Social Security benefits are largely paid from taxes on current wage earners, though even current retired recipients can pay taxes back into Social Security if their incomes are high enough. Every year, both taxes and benefits are adjusted based on overall wage and inflation changes, respectively, and those changes can result in higher costs for those that pay the bills. Next year will be no different in that respect, and depending on your personal situation, you might find yourself paying more for Social Security in 2017.
People with salaries above $118,500 will see their Social Security taxes go up on everything they get paid, up to $127,200. Retirees whose combined income is above $25,000 if they're single or above $32,000 if they're married may also see their Social Security-related taxes go up in 2017, depending on how their incomes change.

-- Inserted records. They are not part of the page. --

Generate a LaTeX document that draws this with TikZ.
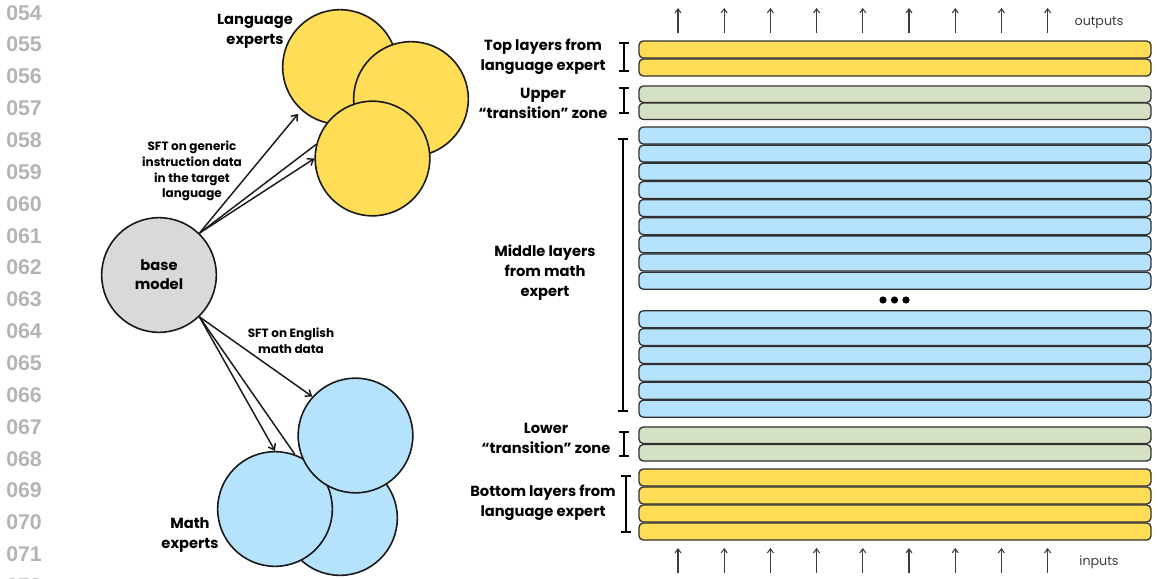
\documentclass[tikz,border=0pt]{standalone}
\usepackage{fontspec}
\setmainfont{Poppins}
\newfontfamily\numfont{Liberation Sans}
\usetikzlibrary{arrows.meta}
\definecolor{ylw}{RGB}{255,221,87}
\definecolor{grn}{RGB}{213,225,196}
\definecolor{blu}{RGB}{181,226,252}
\definecolor{gry}{RGB}{217,217,217}
\definecolor{numgray}{RGB}{180,180,180}
\definecolor{ink}{RGB}{25,25,25}
\begin{document}
\begin{tikzpicture}[x=0.75pt,y=-0.75pt,
  lineno/.style={font=\numfont\bfseries\fontsize{16}{16}\selectfont, text=numgray, anchor=west, inner sep=0pt},
  expert/.style={circle, draw=ink, line width=1.2pt, minimum size=86pt, inner sep=0pt},
  lbl/.style={font=\bfseries\fontsize{11}{15}\selectfont, align=center, inner sep=0pt},
  small/.style={font=\bfseries\fontsize{9}{11.8}\selectfont, align=center, inner sep=0pt},
  iolbl/.style={font=\fontsize{9.5}{11}\selectfont, text=ink!85, inner sep=0pt},
  flow/.style={draw=ink, line width=1.1pt, -{Straight Barb[length=4pt,width=6pt]}},
  plain/.style={draw=ink, line width=1.1pt},
  io/.style={draw=ink!85, line width=0.8pt, -{Straight Barb[length=3pt,width=4.5pt]}},
  bar/.style={draw=ink!90, line width=1pt, rounded corners=3.2pt},
  ibeam/.style={draw=black, line width=2pt},
]
\useasboundingbox (0,0) rectangle (1158,579);

% line numbers
\foreach \n [count=\k from 0] in {054,055,056,057,058,059,060,061,062,063,064,065,066,067,068,069,070,071,072}
  \node[lineno] (ln\n) at (6,12.8+31.85*\k) {\n};

% language experts
\node[expert, fill=ylw] (lA) at (340,67) {};
\node[expert, fill=ylw] (lB) at (411,99) {};
\node[expert, fill=ylw] (lC) at (372.5,158.5) {};
\node[lbl] (langlbl) at (255,31) {Language\\experts};

% math experts
\node[expert, fill=blu] (mF) at (340,518) {};
\node[expert, fill=blu] (mE) at (275,509) {};
\node[expert, fill=blu] (mD) at (355.5,435.5) {};
\node[lbl] (mathlbl) at (190,535) {Math\\experts};

% base model
\node[expert, fill=gry] (base) at (159,275) {};
\node[lbl, font=\bfseries\fontsize{11}{14.3}\selectfont] (basetxt) at (159,275) {base\\model};

% connectors
\draw[flow, shorten >=3.5pt] (base.46) -- (lA.228);
\draw[plain] (base.46) -- (lC.166);
\draw[flow] (base.46) -- (lC.180);
\draw[flow] (base.314) -- (mD.138);
\draw[flow] (base.314) -- (mE.90);
\draw[plain] (base.314) -- (mE.70);

\node[small] (sft1) at (192,171) {SFT on generic\\instruction data\\in the target\\language};
\node[small] (sft2) at (291,341) {SFT on English\\math data};

% layer stack
\foreach \y in {41,59} \draw[bar, fill=ylw] (639,\y) rectangle ++(512,17);
\foreach \y in {86,103} \draw[bar, fill=grn] (639,\y) rectangle ++(512,16.5);
\foreach \i in {0,...,8} \draw[bar, fill=blu] (639,127+18.15*\i) rectangle ++(512,17);
\foreach \i in {0,...,5} \draw[bar, fill=blu] (639,310.7+17.9*\i) rectangle ++(512,17);
\foreach \y in {427,444.5} \draw[bar, fill=grn] (639,\y) rectangle ++(512,16.5);
\foreach \y in {469,487,505,523} \draw[bar, fill=ylw] (639,\y) rectangle ++(512,17);

% ellipsis dots
\foreach \x in {883,894.5,906} \fill[black] (\x,300) circle (2.7pt);

% brackets
\foreach \x/\a/\b in {624/43/71, 624/88/113, 623/139/411, 624/432/456, 626/476/532}{
  \draw[ibeam] (\x,\a) -- (\x,\b);
  \draw[ibeam] (\x-5,\a) -- (\x+5,\a);
  \draw[ibeam] (\x-5,\b) -- (\x+5,\b);
}

% stack labels
\node[lbl] (toplbl) at (543,57) {Top layers from\\language expert};
\node[lbl] (uplbl) at (543,103) {Upper\\“transition” zone};
\node[lbl] (midlbl) at (545,273) {Middle layers\\from math\\expert};
\node[lbl] (lowlbl) at (546,438) {Lower\\“transition” zone};
\node[lbl] (botlbl) at (543,503) {Bottom layers from\\language expert};

% inputs / outputs arrows
\foreach \i in {0,...,8}{
  \pgfmathsetmacro\xx{678+46.2*\i}
  \coordinate (ot\i) at (\xx,33);
  \coordinate (oh\i) at (\xx,8);
  \draw[io] (ot\i) -- (oh\i);
  \coordinate (it\i) at (\xx,573);
  \coordinate (ih\i) at (\xx,548);
  \draw[io] (it\i) -- (ih\i);
}
\node[iolbl] (outlbl) at (1099,23) {outputs};
\node[iolbl] (inlbl) at (1099,562) {inputs};
\end{tikzpicture}
\end{document}
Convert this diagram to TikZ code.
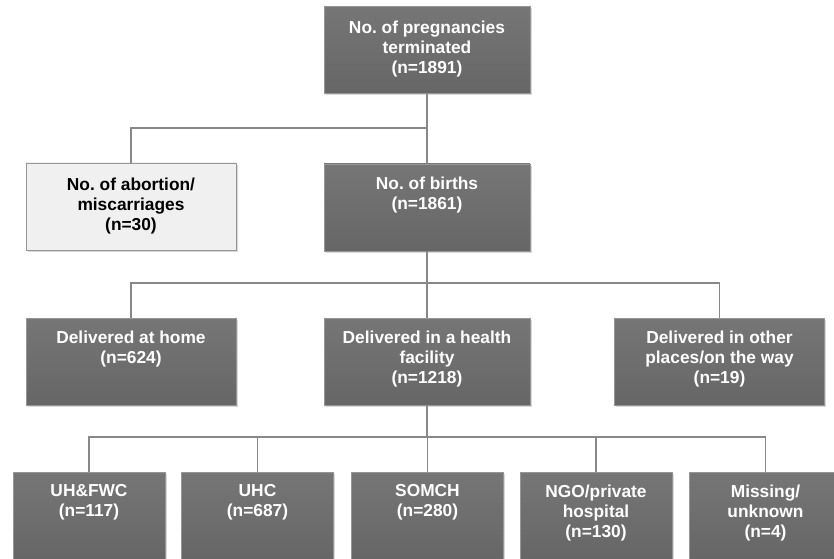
\documentclass[tikz,border=0pt]{standalone}
\usepackage{fontspec}
\setmainfont{Liberation Sans}
\usetikzlibrary{shadows}
\definecolor{boxgray}{RGB}{102,102,102}
\definecolor{boxtop}{RGB}{118,118,118}
\definecolor{boxedge}{RGB}{150,150,150}
\definecolor{linegray}{RGB}{136,136,136}
\definecolor{lightbox}{RGB}{240,240,240}
\definecolor{lightedge}{RGB}{150,150,150}
\frenchspacing
\begin{document}
\begin{tikzpicture}[x=0.75pt,y=-0.75pt,
  box/.style={rectangle, draw=boxedge, line width=0.6pt, top color=boxtop, bottom color=boxgray, inner sep=0pt,
    minimum height=65.25pt,
    drop shadow={opacity=0.3, shadow xshift=1.2pt, shadow yshift=-1.5pt}},
  wide/.style={minimum width=154.5pt},
  wider/.style={minimum width=157.5pt},
  small/.style={minimum width=114pt},
  lbox/.style={box, top color=lightbox, bottom color=lightbox, draw=lightedge},
  txt/.style={anchor=north, align=center, inner sep=0pt, text=white,
    font=\bfseries\fontsize{13}{15}\selectfont},
  dtxt/.style={txt, text=black},
  conn/.style={draw=linegray, line width=1.4pt}
]
\fill[white] (0,0) rectangle (834,559);
\useasboundingbox (0,0) rectangle (834,559);

% boxes
\node[box, wide] (top) at (427,50) {};
\node[lbox, wider] (abort) at (131,206.5) {};
\node[box, wide] (births) at (427,207.5) {};
\node[box, wider] (home) at (131,361.5) {};
\node[box, wide] (facil) at (427,361.5) {};
\node[box, wider] (other) at (719.5,361.5) {};
\node[box, small] (uh) at (89,515.5) {};
\node[box, small] (uhc) at (257.5,515.5) {};
\node[box, small] (som) at (427.5,515.5) {};
\node[box, small] (ngo) at (596,515.5) {};
\node[box, small] (miss) at (765.5,515.5) {};

% texts
\node[txt] (ttop) at ([yshift=-11pt]top.north) {No. of pregnancies\\terminated\\(n=1891)};
\node[dtxt] (tabort) at ([yshift=-11pt]abort.north) {No. of abortion/\\miscarriages\\(n=30)};
\node[txt] (tbirths) at ([yshift=-10pt]births.north) {No. of births\\(n=1861)};
\node[txt] (thome) at ([yshift=-9.5pt]home.north) {Delivered at home\\(n=624)};
\node[txt] (tfacil) at ([yshift=-9.5pt]facil.north) {Delivered in a health\\facility\\(n=1218)};
\node[txt] (tother) at ([yshift=-9.5pt]other.north) {Delivered in other\\places/on the way\\(n=19)};
\node[txt] (tuh) at ([yshift=-9.5pt]uh.north) {UH\&FWC\\(n=117)};
\node[txt] (tuhc) at ([yshift=-9.5pt]uhc.north) {UHC\\(n=687)};
\node[txt] (tsom) at ([yshift=-9.5pt]som.north) {SOMCH\\(n=280)};
\node[txt] (tngo) at ([yshift=-9.5pt]ngo.north) {NGO/private\\hospital\\(n=130)};
\node[txt] (tmiss) at ([yshift=-9.5pt]miss.north) {Missing/\\unknown\\(n=4)};

% connectors
\draw[conn] (top.south) -- (births.north);
\draw[conn] (top.south |- 0,128) -| (abort.north);
\draw[conn] (births.south) -- (births.south |- 0,283) -| (home.north);
\draw[conn] (births.south |- 0,283) -| (other.north);
\draw[conn] (births.south |- 0,283) -- (facil.north);
\draw[conn] (facil.south) -- (facil.south |- 0,437) -| (uh.north);
\draw[conn] (facil.south |- 0,437) -| (uhc.north);
\draw[conn] (facil.south |- 0,437) -| (som.north);
\draw[conn] (facil.south |- 0,437) -| (ngo.north);
\draw[conn] (facil.south |- 0,437) -| (miss.north);
\end{tikzpicture}
\end{document}
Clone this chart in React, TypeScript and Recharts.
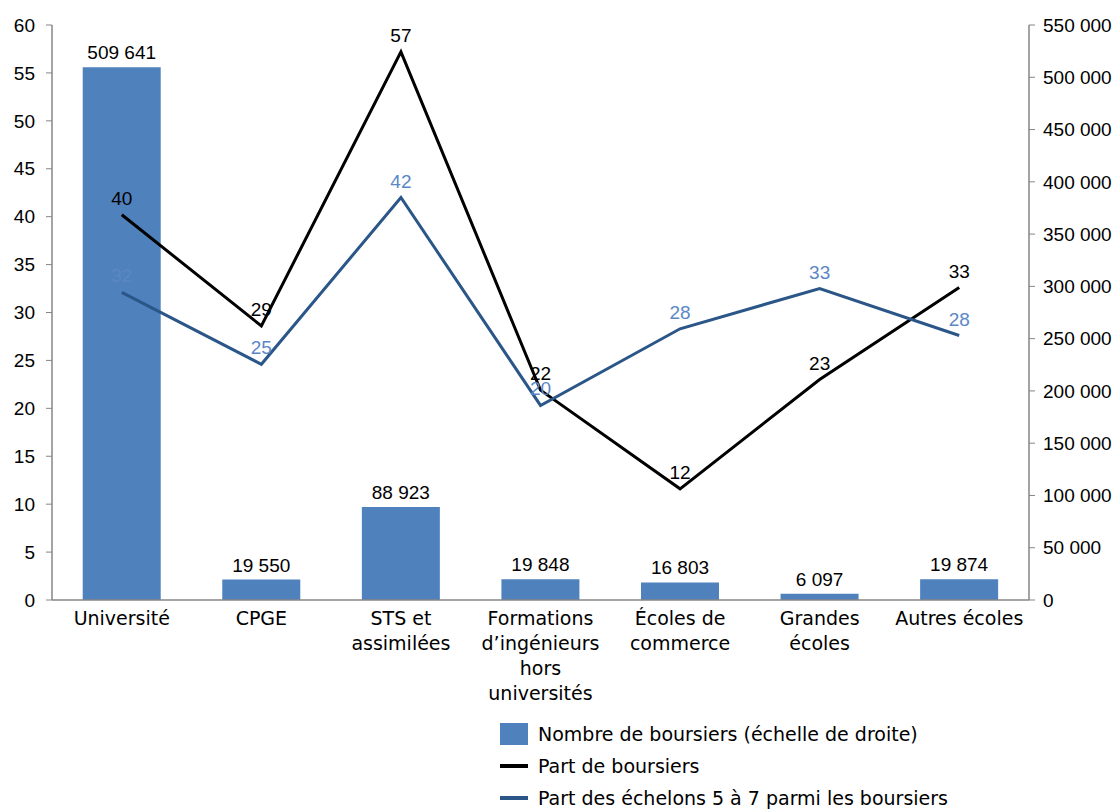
import React from 'react';
import { ComposedChart, Bar, Line, XAxis, YAxis, LabelList } from 'recharts';

const categories = [
  'Université',
  'CPGE',
  'STS et\nassimilées',
  'Formations\nd\u2019ingénieurs\nhors\nuniversités',
  'Écoles de\ncommerce',
  'Grandes\nécoles',
  'Autres écoles',
];
const nbBoursiers = [509641, 19550, 88923, 19848, 16803, 6097, 19874];
const partBoursiers = [40.2, 28.6, 57.2, 21.9, 11.6, 23.0, 32.6];
const partEchelons = [32.1, 24.6, 42.0, 20.3, 28.3, 32.5, 27.6];
const leftTicks = [0, 5, 10, 15, 20, 25, 30, 35, 40, 45, 50, 55, 60];
const rightTicks = [0, 50000, 100000, 150000, 200000, 250000, 300000, 350000, 400000, 450000, 500000, 550000];

const WORD_FONT = '"DejaVu Sans", "Liberation Sans", sans-serif';
const NUM_FONT = '"Liberation Sans", Arial, sans-serif';
const BAR_COLOR = '#4f81bd';
const BLUE_LINE = '#2b5688';
const BLUE_LABEL = '#5b87c6';
const AXIS = '#868686';

const data = categories.map((name, i) => ({
  name,
  nb: nbBoursiers[i],
  part: partBoursiers[i],
  echelons: partEchelons[i],
}));

const fmtThousands = (v: number) => String(Math.round(v)).replace(/\B(?=(\d{3})+(?!\d))/g, ' ');

const CategoryTick = (props: any) => {
  const { x, y, payload } = props;
  const lines = String(payload.value).split('\n');
  return (
    <text x={x} y={y + 17} textAnchor="middle" fontFamily={WORD_FONT} fontSize={19} fill="#000">
      {lines.map((l, i) => (
        <tspan key={i} x={x} dy={i === 0 ? 0 : 25}>
          {l}
        </tspan>
      ))}
    </text>
  );
};

const LegendBox = () => (
  <div
    style={{
      position: 'absolute',
      left: 500,
      top: 718,
      fontFamily: WORD_FONT,
      fontSize: 19,
      color: '#000',
      lineHeight: '32px',
    }}
  >
    <div style={{ display: 'flex', alignItems: 'center' }}>
      <span style={{ display: 'inline-block', width: 28, height: 22, background: BAR_COLOR, marginRight: 10 }} />
      Nombre de boursiers (échelle de droite)
    </div>
    <div style={{ display: 'flex', alignItems: 'center' }}>
      <span style={{ display: 'inline-block', width: 28, height: 4, background: '#000', marginRight: 10 }} />
      Part de boursiers
    </div>
    <div style={{ display: 'flex', alignItems: 'center' }}>
      <span style={{ display: 'inline-block', width: 28, height: 4, background: BLUE_LINE, marginRight: 10 }} />
      Part des échelons 5 à 7 parmi les boursiers
    </div>
  </div>
);

export default function App() {
  return (
    <div style={{ position: 'absolute', left: 0, top: 0, width: 1120, height: 809, background: '#fff' }}>
      <ComposedChart
        width={1120}
        height={809}
        data={data}
        margin={{ top: 25, right: 0, bottom: 0, left: 0 }}
        barCategoryGap="22%"
      >
        <XAxis
          dataKey="name"
          height={209}
          tick={<CategoryTick />}
          tickLine={false}
          axisLine={{ stroke: AXIS, strokeWidth: 1.5 }}
          interval={0}
        />
        <YAxis
          yAxisId="left"
          orientation="left"
          width={52}
          domain={[0, 60]}
          ticks={leftTicks}
          interval={0}
          tick={{ fontFamily: NUM_FONT, fontSize: 19, fill: '#000', dx: -9 }}
          tickLine={{ stroke: AXIS }}
          tickSize={6}
          axisLine={{ stroke: AXIS, strokeWidth: 1.5 }}
        />
        <YAxis
          yAxisId="right"
          orientation="right"
          width={91}
          domain={[0, 550000]}
          ticks={rightTicks}
          interval={0}
          tickFormatter={fmtThousands}
          tick={{ fontFamily: NUM_FONT, fontSize: 19, fill: '#000', textAnchor: 'start', dx: 6 }}
          tickLine={{ stroke: AXIS }}
          tickSize={6}
          axisLine={{ stroke: AXIS, strokeWidth: 1.5 }}
        />
        <Bar yAxisId="right" dataKey="nb" fill={BAR_COLOR} isAnimationActive={false}>
          <LabelList
            dataKey="nb"
            position="top"
            offset={8}
            formatter={(v: any) => fmtThousands(Number(v))}
            style={{ fontFamily: NUM_FONT, fontSize: 19, fill: '#000' }}
          />
        </Bar>
        <Line
          yAxisId="left"
          dataKey="part"
          stroke="#000"
          strokeWidth={3}
          dot={false}
          isAnimationActive={false}
        >
          <LabelList
            dataKey="part"
            position="top"
            offset={10}
            formatter={(v: any) => Math.round(Number(v))}
            style={{ fontFamily: NUM_FONT, fontSize: 19, fill: '#000' }}
          />
        </Line>
        <Line
          yAxisId="left"
          dataKey="echelons"
          stroke={BLUE_LINE}
          strokeWidth={3}
          dot={false}
          isAnimationActive={false}
        >
          <LabelList
            dataKey="echelons"
            position="top"
            offset={10}
            formatter={(v: any) => Math.round(Number(v))}
            style={{ fontFamily: NUM_FONT, fontSize: 19, fill: BLUE_LABEL }}
          />
        </Line>
      </ComposedChart>
      <LegendBox />
    </div>
  );
}
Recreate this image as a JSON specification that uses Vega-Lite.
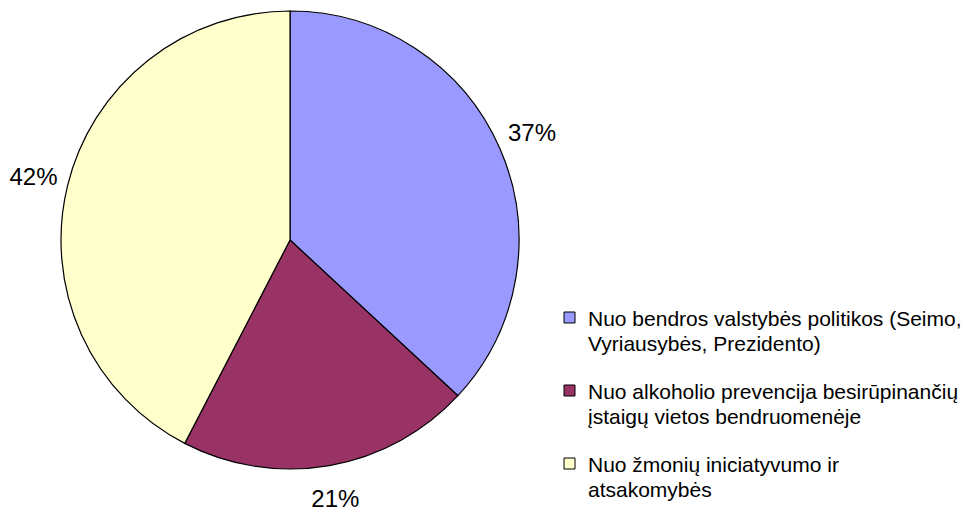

How much more will you pay?
The Social Security tax rate is 12.4% of your wages, up to that maximum level. Half the tax comes directly out of your paycheck, and the other half is paid on your behalf by your employer, unless you're self-employed and are responsible for the entire tax. That's a net tax increase of as much as $1,078.80for every affected wage earner.
If you're a Social Security recipient, figuring out your tax impact for 2017 can be a little tougher. If your Social Security benefits are subject to tax, the tax on your benefits goes to help shore up Social Security , and you get taxed on it based on your federal income tax rate. The first step on figuring out whether you'll pay that tax is to calculate your combined income. To do that, you add together your:
- Adjusted gross income,
- Your (otherwise) nontaxable interest income, and
- Half of your Social Security income.
If you're single and that number is between $25,000 and $34,000, or if you're married and file jointly with that number between $32,000 and $44,000, half your Social Security benefit is subject to tax. If your combined income is above those levels, 85% of your Social Security benefit is subject to tax. If you're married and file a separate return, chances are strong that at least some of your Social Security benefit will be subject to tax.
Those combined-income bands that subject your Social Security benefits to taxation have remained the same since they were created, with no adjustment for inflation or changes in average wage levels. That means that if your income increases, so does your chance of seeing your Social Security taxed as well as the total tax you may owe on those benefits. When taxes were first levied on Social Security recipients, only around 8% of recipients paid the tax. These days, around 49% do.
Many people think of retirement as a time of living on a fixed income, but that's not always the case. Social Security itself pays an inflation adjustment, potentially increasing that benefit annually. In addition, if you've been a diligent saver, once you pass age 70.5, traditional IRA and 401(k) plans are generally subject to mandatory minimum withdrawals that get bigger as a percentage of your balance every year. Both of those sources of income could lift your income to make more of your Social Security taxable.
What can you do about it?
For the most part, Social Security-related taxes are fairly tough to avoid, unless you can control the timing, the nature, and the amount of your income. If you're not one of the few in the position to do that in the near term, your best short-term option might simply be to prepare for the increased taxes you may face by knowing what you can cut back.
Over time, you may be able to find ways to adjust your income to reduce the impact of those taxes, but know that those adjustments frequently come at a cost elsewhere. For instance, if you're a small-business owner able to convert some of your salary income to dividend income, you may be able to save on the Social Security taxes. Note that this likely comes at a cost of a lower Social Security benefit for you down the road and potentially higher corporate-level taxes on your business along the way.
On the flip side, if you're a retiree recipient of Social Security, you may have some control over your investment income. For example, if you convert two years' worth of spending from investments to cash in a year, you may be able to go a tax year without generating capital gains from your portfolio. In that off year, your combined income might be low enough to avoid triggering the tax on your Social Security benefit, but you'll likely end up paying more in the year you do that double conversion.
Balance the costs and benefits to build your best retirement
When all is said and done, the costs of Social Security need to be covered as long as the program remains in existence. Rather than focusing on avoiding paying those costs, your objective should be on maximizing the net benefits you get across your entire retirement plan. The key tools at your disposal are Social Security, any pension you may get, and the money you're able to save between now and retirement.
By balancing the costs and benefits across those tools over the rest of your career, you can design and build a retirement plan that gives you the best chance of having your golden years be financially comfortable. When it comes time to retire, after all, what matters most is what you have available to cover your lifestyle, not how much it cost you to get there along the way.